##### Data to use #####

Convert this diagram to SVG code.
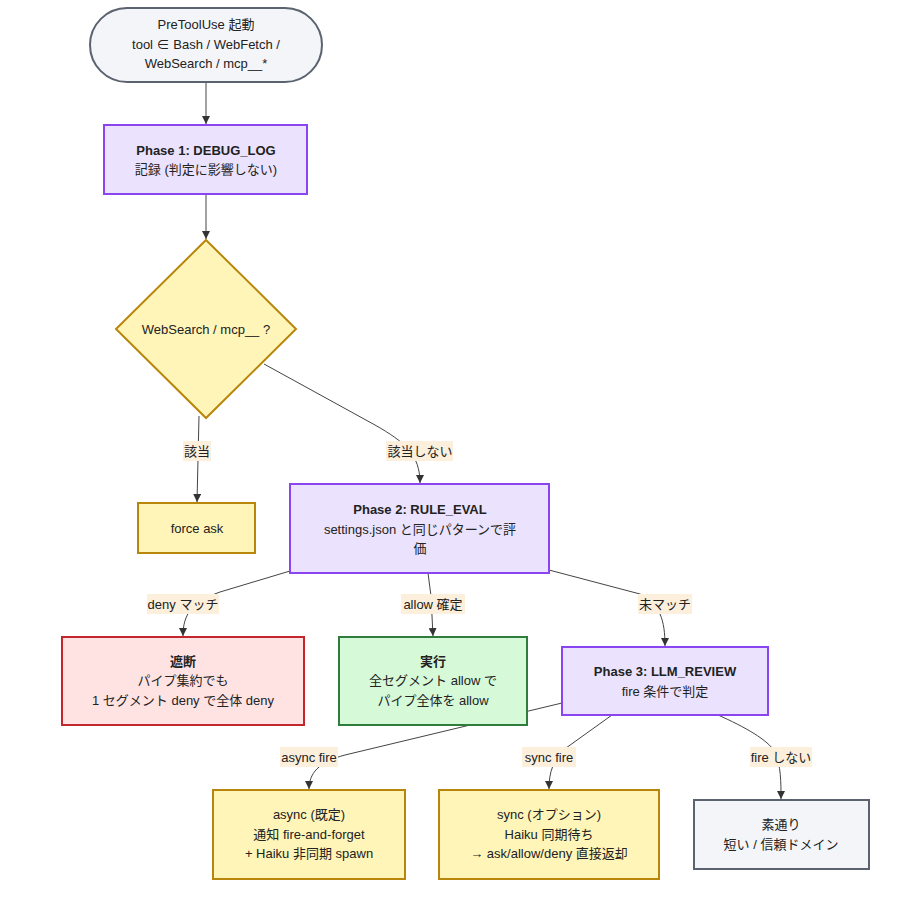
<svg xmlns="http://www.w3.org/2000/svg" width="904" height="900" viewBox="0 0 904 900">
<defs>
<marker id="arr" viewBox="0 0 10 10" refX="10" refY="5" markerWidth="8" markerHeight="8" markerUnits="userSpaceOnUse" orient="auto">
<path d="M0,0 L10,5 L0,10 z" fill="#333"/>
</marker>
<style>
text{font-family:"Liberation Sans","Noto Sans CJK JP",sans-serif;font-size:13px;fill:#222;text-anchor:middle}
.b{font-weight:bold}
.edge{fill:none;stroke:#444;stroke-width:1;marker-end:url(#arr)}
.lbl{fill:#fcefdc}
.phase{fill:#ebe3fd;stroke:#8b45f0;stroke-width:2}
.warn{fill:#fff5b8;stroke:#b8860b;stroke-width:2}
.neutral{fill:#f4f5f9;stroke:#5b6270;stroke-width:2}
.deny{fill:#ffe3e3;stroke:#c1272d;stroke-width:2}
.ok{fill:#d6f9d8;stroke:#2e7d3c;stroke-width:2}
</style>
</defs>
<rect width="904" height="900" fill="#fff"/>
<g id="connectors">
<path class="edge" d="M206,82 L206,124"/>
<path class="edge" d="M206,194 L206,239"/>
<path class="edge" d="M199,416 L197,502"/>
<path class="edge" d="M264,364 L375,425 C405,442 420,455 420,483"/>
<path class="edge" d="M290,571 L220,592 C192,602 183,614 183,636"/>
<path class="edge" d="M428,573 L431,596 L433,636"/>
<path class="edge" d="M549,570 L640,594 C660,604 665,620 665,646"/>
<path class="edge" d="M562,703 L345,755 C318,762 309,774 309,789"/>
<path class="edge" d="M612,715 L566,748 C553,760 549,772 549,789"/>
<path class="edge" d="M718,715 C745,727 768,740 775,752 C781,766 781,782 781,799"/>
</g>
<g id="edge-labels">
<rect class="lbl" x="183" y="441" width="28" height="20"/><text x="197" y="456">該当</text>
<rect class="lbl" x="386" y="441" width="67" height="20"/><text x="420" y="456">該当しない</text>
<rect class="lbl" x="147" y="594" width="72" height="20"/><text x="183" y="609">deny マッチ</text>
<rect class="lbl" x="401" y="594" width="64" height="20"/><text x="433" y="609">allow 確定</text>
<rect class="lbl" x="638" y="594" width="54" height="20"/><text x="665" y="609">未マッチ</text>
<rect class="lbl" x="280" y="747" width="58" height="20"/><text x="309" y="762">async fire</text>
<rect class="lbl" x="522" y="747" width="54" height="20"/><text x="549" y="762">sync fire</text>
<rect class="lbl" x="750" y="747" width="62" height="20"/><text x="781" y="762">fire しない</text>
</g>
<g id="start">
<rect class="neutral" x="90" y="8" width="232" height="74" rx="37" ry="37"/>
<text x="206" y="29">PreToolUse 起動</text>
<text x="206" y="49">tool ∈ Bash / WebFetch /</text>
<text x="206" y="68">WebSearch / mcp__*</text>
</g>
<g id="phase1">
<rect class="phase" x="104" y="125" width="203" height="69"/>
<text class="b" x="206" y="155">Phase 1: DEBUG_LOG</text>
<text x="206" y="174">記録 (判定に影響しない)</text>
</g>
<g id="decision">
<polygon class="warn" points="206,240 296,329 206,418 116,329"/>
<text x="206" y="334">WebSearch / mcp__ ?</text>
</g>
<g id="force-ask">
<rect class="warn" x="138" y="503" width="117" height="50"/>
<text x="197" y="533">force ask</text>
</g>
<g id="phase2">
<rect class="phase" x="290" y="484" width="259" height="89"/>
<text class="b" x="420" y="514">Phase 2: RULE_EVAL</text>
<text x="420" y="534">settings.json と同じパターンで評</text>
<text x="420" y="553">価</text>
</g>
<g id="block">
<rect class="deny" x="62" y="637" width="242" height="88"/>
<text class="b" x="183" y="666">遮断</text>
<text x="183" y="685">パイプ集約でも</text>
<text x="183" y="705">1 セグメント deny で全体 deny</text>
</g>
<g id="exec">
<rect class="ok" x="339" y="637" width="188" height="88"/>
<text class="b" x="433" y="666">実行</text>
<text x="433" y="685">全セグメント allow で</text>
<text x="433" y="705">パイプ全体を allow</text>
</g>
<g id="phase3">
<rect class="phase" x="562" y="647" width="206" height="68"/>
<text class="b" x="665" y="676">Phase 3: LLM_REVIEW</text>
<text x="665" y="696">fire 条件で判定</text>
</g>
<g id="async">
<rect class="warn" x="213" y="790" width="192" height="89"/>
<text x="309" y="819">async (既定)</text>
<text x="309" y="839">通知 fire-and-forget</text>
<text x="309" y="858">+ Haiku 非同期 spawn</text>
</g>
<g id="sync">
<rect class="warn" x="439" y="790" width="220" height="89"/>
<text x="549" y="819">sync (オプション)</text>
<text x="549" y="839">Haiku 同期待ち</text>
<text x="549" y="858">→ ask/allow/deny 直接返却</text>
</g>
<g id="passthru">
<rect class="neutral" x="694" y="800" width="175" height="69"/>
<text x="781" y="829">素通り</text>
<text x="781" y="849">短い / 信頼ドメイン</text>
</g>
</svg>
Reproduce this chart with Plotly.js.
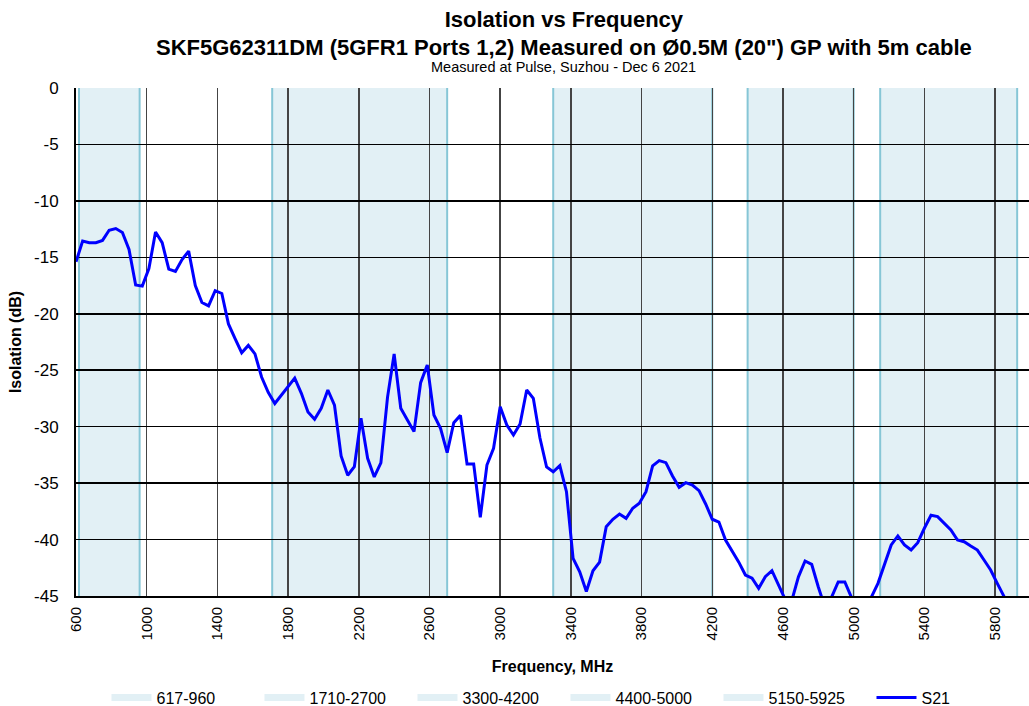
<!DOCTYPE html>
<html>
<head>
<meta charset="utf-8">
<script src="https://cdn.plot.ly/plotly-3.0.1.min.js"></script>
<style>html,body{margin:0;padding:0;background:#fff;}#chart{width:1029px;height:706px;}</style>
</head>
<body>
<div id="chart"></div>
<script>
const freqMHz = [600,637.5,675,712.5,750,787.5,825,862.5,900,937.5,975,1012.5,1050,1087.5,1125,1162.5,1200,1237.5,1275,1312.5,1350,1387.5,1425,1462.5,1500,1537.5,1575,1612.5,1650,1687.5,1725,1762.5,1800,1837.5,1875,1912.5,1950,1987.5,2025,2062.5,2100,2137.5,2175,2212.5,2250,2287.5,2325,2362.5,2400,2437.5,2475,2512.5,2550,2587.5,2625,2662.5,2700,2737.5,2775,2812.5,2850,2887.5,2925,2962.5,3000,3037.5,3075,3112.5,3150,3187.5,3225,3262.5,3300,3337.5,3375,3412.5,3450,3487.5,3525,3562.5,3600,3637.5,3675,3712.5,3750,3787.5,3825,3862.5,3900,3937.5,3975,4012.5,4050,4087.5,4125,4162.5,4200,4237.5,4275,4312.5,4350,4387.5,4425,4462.5,4500,4537.5,4575,4612.5,4650,4687.5,4725,4762.5,4800,4837.5,4875,4912.5,4950,4987.5,5025,5062.5,5100,5137.5,5175,5212.5,5250,5287.5,5325,5362.5,5400,5437.5,5475,5512.5,5550,5587.5,5625,5662.5,5700,5737.5,5775,5812.5,5850,5887.5,5925,5962.5,6000];
const s21dB = [-15.4,-13.55,-13.7,-13.7,-13.5,-12.6,-12.45,-12.8,-14.3,-17.45,-17.55,-16.0,-12.75,-13.7,-16.05,-16.25,-15.2,-14.45,-17.5,-19.0,-19.3,-17.95,-18.2,-20.9,-22.2,-23.45,-22.8,-23.55,-25.6,-26.95,-27.95,-27.2,-26.5,-25.7,-27.05,-28.7,-29.35,-28.37,-26.75,-28.1,-32.6,-34.3,-33.55,-29.26,-32.8,-34.45,-33.2,-27.4,-23.56,-28.37,-29.4,-30.44,-26.1,-24.54,-28.97,-30.15,-32.3,-29.65,-29.0,-33.3,-33.3,-38.03,-33.4,-31.92,-28.23,-29.85,-30.74,-29.76,-26.75,-27.49,-31.0,-33.57,-34.0,-33.45,-35.76,-41.66,-42.85,-44.6,-42.76,-42.0,-38.86,-38.2,-37.74,-38.12,-37.23,-36.79,-35.76,-33.48,-33.01,-33.19,-34.37,-35.37,-34.96,-35.17,-35.67,-36.85,-38.2,-38.45,-40.05,-41.05,-42.0,-43.14,-43.43,-44.32,-43.29,-42.76,-44.03,-45.3,-45.4,-43.3,-41.9,-42.2,-44.2,-46.0,-45.1,-43.75,-43.75,-45.2,-46.5,-46.5,-45.1,-43.88,-42.25,-40.48,-39.68,-40.48,-40.93,-40.28,-39.0,-37.85,-37.97,-38.56,-39.15,-40.04,-40.19,-40.57,-40.93,-41.81,-42.7,-43.88,-45.06,-46.2,-47.3,-48.2,-49.0];
const bandLabels = ['617-960','1710-2700','3300-4200','4400-5000','5150-5925'];
const bandStart = [617,1710,3300,4400,5150];
const bandEnd = [960,2700,4200,5000,5925];
const xTickVals = [600,1000,1400,1800,2200,2600,3000,3400,3800,4200,4600,5000,5400,5800];
const yTickVals = [0,-5,-10,-15,-20,-25,-30,-35,-40,-45];

const bandFill = '#e2f0f5';
const bandEdge = '#86c6d6';

const traces = bandLabels.map(lbl => ({
  x: [null], y: [null], type: 'scatter', mode: 'lines', name: lbl,
  line: {color: bandFill, width: 7}, hoverinfo: 'skip'
}));
traces.push({
  x: freqMHz, y: s21dB, type: 'scatter', mode: 'lines', name: 'S21',
  line: {color: '#0000ff', width: 3}
});

const shapes = [];
bandLabels.forEach((lbl, i) => {
  shapes.push({type: 'rect', xref: 'x', yref: 'y', x0: bandStart[i], x1: bandEnd[i], y0: -45, y1: 0,
    fillcolor: bandFill, line: {width: 0}, layer: 'below'});
  [bandStart[i], bandEnd[i]].forEach(v => shapes.push({type: 'line', xref: 'x', yref: 'y', x0: v, x1: v, y0: -45, y1: 0,
    line: {color: bandEdge, width: 2}, layer: 'below'}));
});

const layout = {
  width: 1029, height: 706,
  margin: {l: 76, r: 0, t: 88, b: 110, autoexpand: false},
  paper_bgcolor: '#fff', plot_bgcolor: '#fff',
  font: {family: 'Liberation Sans, Arial, sans-serif', color: '#000'},
  title: {
    text: '<b>Isolation vs Frequency</b><br><b>SKF5G62311DM (5GFR1 Ports 1,2) Measured on Ø0.5M (20") GP with 5m cable</b>',
    font: {size: 22, family: 'Liberation Sans, Arial, sans-serif'},
    x: 0.548, xanchor: 'center', y: 0.962, yanchor: 'top', yref: 'container'
  },
  annotations: [{
    text: 'Measured at Pulse, Suzhou - Dec 6 2021', xref: 'paper', yref: 'paper',
    x: 0.512, y: 1.041, xanchor: 'center', yanchor: 'middle', showarrow: false,
    font: {size: 14.5}
  }],
  xaxis: {
    range: [600, 5992], tickvals: xTickVals, ticktext: xTickVals.map(String), tickangle: -90,
    tickfont: {size: 15}, showgrid: true, gridcolor: '#444', gridwidth: 1.5,
    showline: true, linecolor: '#000', linewidth: 2, ticks: '', zeroline: false,
    ticklabelstandoff: 3, automargin: false,
    title: {text: '<b>Frequency, MHz</b>', font: {size: 16}, standoff: 21}
  },
  yaxis: {
    range: [-45, 0], tickvals: yTickVals, ticktext: yTickVals.map(String),
    tickfont: {size: 17}, showgrid: true, gridcolor: '#000', gridwidth: 1.5,
    showline: true, linecolor: '#000', linewidth: 2, ticks: '', zeroline: false,
    ticklabelstandoff: 12, automargin: false,
    title: {text: '<b>Isolation (dB)</b>', font: {size: 16}, standoff: 8}
  },
  legend: {
    orientation: 'h', x: 0.032, xanchor: 'left', y: -0.2, yanchor: 'middle',
    font: {size: 16}, itemwidth: 40, entrywidth: 98, entrywidthmode: 'pixels',
    bgcolor: 'rgba(0,0,0,0)'
  },
  shapes: shapes,
  showlegend: true
};

Plotly.newPlot('chart', traces, layout, {displayModeBar: false, staticPlot: true});
</script>
</body>
</html>
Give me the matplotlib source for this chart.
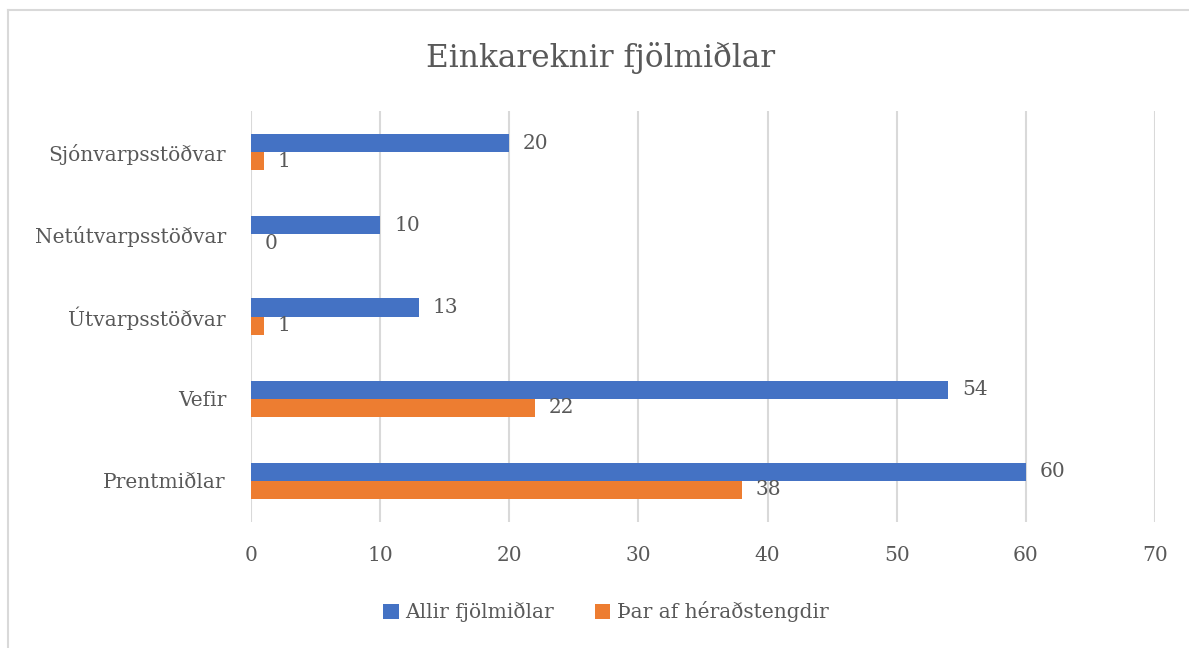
import matplotlib.pyplot as plt
import numpy as np
from matplotlib.lines import Line2D

plt.rcParams['font.family'] = ['DejaVu Serif']

categories = ['Prentmiðlar', 'Vefir', 'Útvarpsstöðvar', 'Netútvarpsstöðvar', 'Sjónvarpsstöðvar']
allir = [60, 54, 13, 10, 20]
herad = [38, 22, 1, 0, 1]
series_names = ['Allir fjölmiðlar', 'Þar af héraðstengdir']
xticks = [0, 10, 20, 30, 40, 50, 60, 70]

blue = '#4472C4'
orange = '#ED7D31'
text_col = '#595959'
grid_col = '#D9D9D9'

W, H = 1189, 648
fig = plt.figure(figsize=(W / 100, H / 100), dpi=100)
# chart border: only top and left edges fall inside the picture
fig.lines.append(Line2D([8 / W, 1], [1 - 9.5 / H] * 2, transform=fig.transFigure,
                        color=grid_col, linewidth=1.5))
fig.lines.append(Line2D([8 / W] * 2, [0, 1 - 9.5 / H], transform=fig.transFigure,
                        color=grid_col, linewidth=1.5))

ax = fig.add_axes([251 / W, 1 - 522 / H, (1155 - 251) / W, (522 - 111) / H])

y = np.arange(len(categories))
h = 0.22
b1 = ax.barh(y + h / 2, allir, height=h, color=blue, label=series_names[0], zorder=3)
b2 = ax.barh(y - h / 2, herad, height=h, color=orange, label=series_names[1], zorder=3)

for bars, vals in ((b1, allir), (b2, herad)):
    for bar, v in zip(bars, vals):
        ax.annotate(str(v), (bar.get_width(), bar.get_y() + bar.get_height() / 2),
                    xytext=(10, 0), textcoords='offset points', va='center', ha='left',
                    fontsize=14.5, color=text_col)

ax.set_xlim(0, 70)
ax.set_ylim(-0.5, len(categories) - 0.5)
ax.set_xticks(xticks)
ax.set_yticks(y)
ax.set_yticklabels(categories)
ax.tick_params(axis='both', length=0, labelsize=14.5, colors=text_col)
ax.tick_params(axis='x', pad=17)
ax.tick_params(axis='y', pad=18)
ax.grid(axis='x', color=grid_col, linewidth=1.5, zorder=0)
for s in ax.spines.values():
    s.set_visible(False)

fig.text(0.505, 1 - 58 / H, 'Einkareknir fjölmiðlar', ha='center', va='center',
         fontsize=22.5, color=text_col)

leg = fig.legend(handles=[b1, b2], labels=series_names, loc='center',
                 bbox_to_anchor=(606 / W, 1 - 612 / H), ncol=2, frameon=False,
                 fontsize=14.5, labelcolor=text_col, handlelength=0.75, handleheight=0.75,
                 handletextpad=0.35, columnspacing=2.0)

plt.savefig('out.png', dpi=100)
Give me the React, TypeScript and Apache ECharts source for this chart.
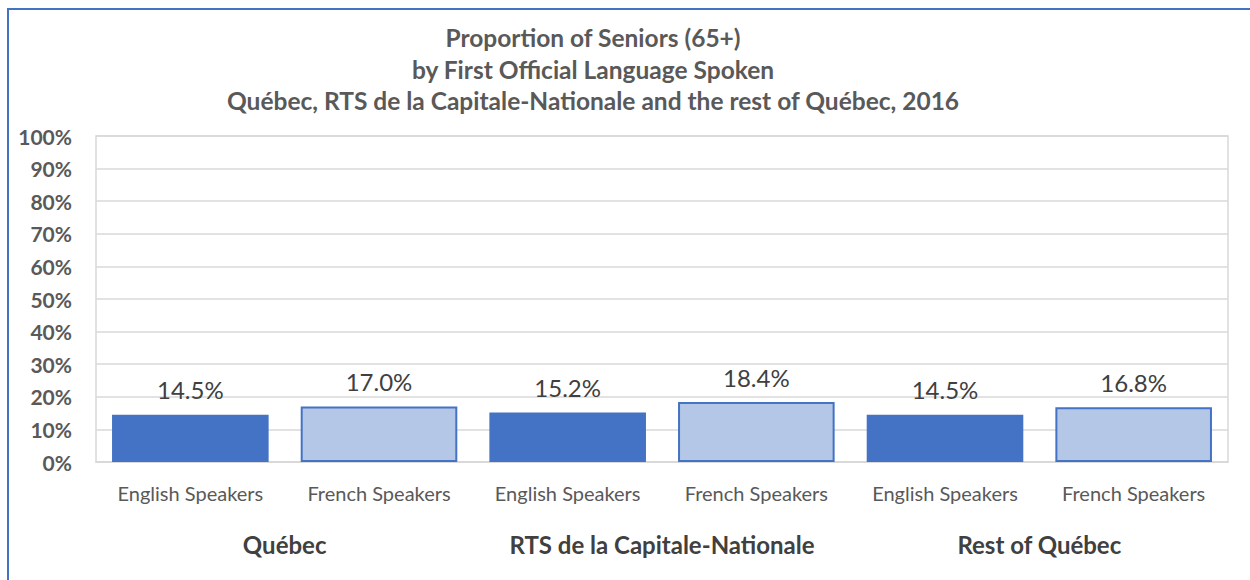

#####

(To do): Copy each line of the listing in which the word "chart" can be found.

(Written response):
Reproduce this chart with Plotly.js.
<style>html,body{margin:0;padding:0;background:#fff;}#chart{width:1029px;height:706px;}</style>
<div id="chart"></div>
Plotly.newPlot('chart', traces, layout, {displayModeBar: false, staticPlot: true});
Give me the matplotlib source for this chart.
# chart border: only top and left edges fall inside the picture
Give me the React, TypeScript and Apache ECharts source for this chart.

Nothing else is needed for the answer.